For a chapter from an edited collection:
2. Gary A. Olson and Evelyn Ashton-Jones, “The Politics
of Gendered Sponsorship: Mentoring in the Academy,” in Gender and Academe, ed. Sara Munson Deats and Lagretta Tallent
Lenker, Lanham, Md.: Rowman & Littlefield, 1994, 231-46.
For an article in a journal:
3. Jane R. Bush, “Rhetoric and the Instinct for Survival,”
Political Perspectives 29, no. 3
(March 1990): 45-53.
For an article in a newspaper:
4. Michael Norman, “The Once-Simple Folk Tale Analyzed by
Academe,” New York Times, 5 March
1984, 15(N).
For a paper read at a conference:
5. Eviatar Zerubavel, “The Benedictine Ethic and the
Spirit of Scheduling” (paper presented at the annual meeting of the
International Society for the Comparative Study of Civilizations, Milwaukee,
Wis., April 1978), 17-19.
For an internet source:
6. Lauren P. Burka, “A Hypertext History of Multi-User
Dimensions,” MUD History 1993,
<http://www.ccs.neu.edu/home/1pb/mud-history.html> (5 Feb. 2007).
(The date the website was accessed is included at the end
of the reference)
For repeated
references to the same work, use short form references after the first
reference. Do not use ibid. and op. cit.

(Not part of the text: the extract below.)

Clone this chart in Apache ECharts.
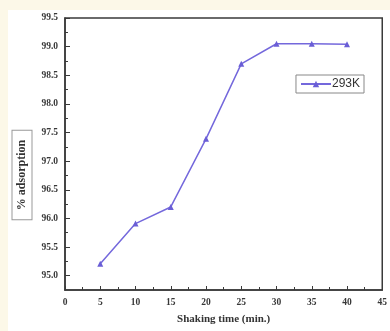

Examples:
1. Laurie
Kain Hart, Time, Religion, and Social
Experience in Rural Greece Lanham, Md.: Rowman & Littlefield, 1992,
242-43.
2. Hart, Time,
Religion, 246.
3. Gary A. Olson and Evelyn Ashton-Jones, “The Politics
of Gendered Sponsorship: Mentoring in the Academy,” in Gender and Academe, ed. Sara Munson Deats and Lagretta Tallent
Lenker, Lanham, Md.: Rowman & Littlefield, 1994, 231-46.
4. Olson and Ashton-Jones, “Gendered Sponsorship,” 236.